PATRICK HENNESSY V KEN TYRELL & EVERYDAY FINANCE DESIGNATED ACTIVITY COMPANY
This case was an emergency interlocutory application by the Plaintiff to prevent the Receiver Ken Tyrell and Everyday Finance from taking possession and selling his lands and from prohibiting an on-line action. The urgency was that there was an auction scheduled to take place imminently.
By way of background the purchase of the property was funded by a loan from AIB and secured by a Charge over the lands. The Plaintiff failed to meet his obligations in November 2016 and while he engaged with AIB, the loans were eventually transferred in 2019 to Everyday Finance. Further engagement ensued between the Plaintiff and Everyday Finance however no resolution was found.
In September 2021 Everyday appointed Ken Tyrell as Receiver. The Receiver’s power was limited to collection of the rents and profits.

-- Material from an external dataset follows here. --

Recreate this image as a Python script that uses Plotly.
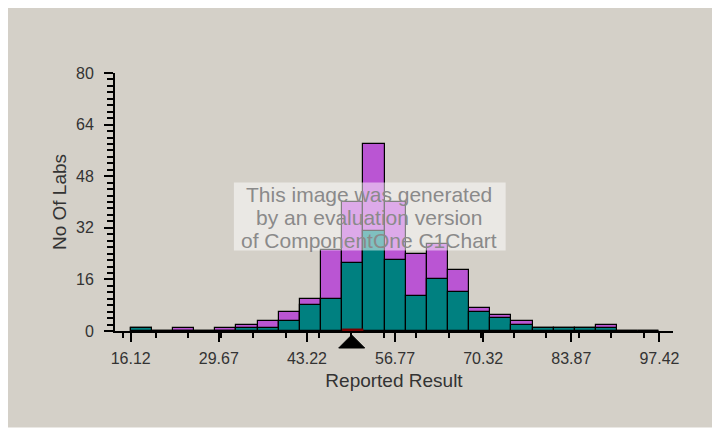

The Plaintiff and his brother had a company called Hennessy Brothers Farming Limited which had licences to farm most of the lands subject to a €50,000 per annum payment which included a licence fee which was not paid over to the Receiver. The Plaintiffs were unable to pay their debts or secure a restructuring of their debts.
The application for the injunction involved the restraining of the sale in the manner proposed by the Receiver and Everyday. It was not contested that Everyday had a power of sale or that the power had arisen or that it was exercisable. The Plaintiff said that he was shocked to be told that his lands were advertised for sale on a website. The land appeared to have been first advertised for sale in early February 2022 with an auction date for the 24th February 2022 and the advertising campaign appeared to have been limited to those who might stumble on the listing on the website.
The Judge ultimately concluded that he did not believe that damages would be an adequate remedy. Judge Allen referred to the issue of Everyday attempting to sell the lands with the Plaintiff in possession, but he did not go as far to say that Everyday were not entitled to offer the lands for sale without vacant possession.
Ultimately the Court concluded by granting the Orders sought essentially preventing the sale of the charged lands. The Court did make directions to ensure the expedient exchange of Pleadings and early Trial date to minimise the risk of injustice to either party.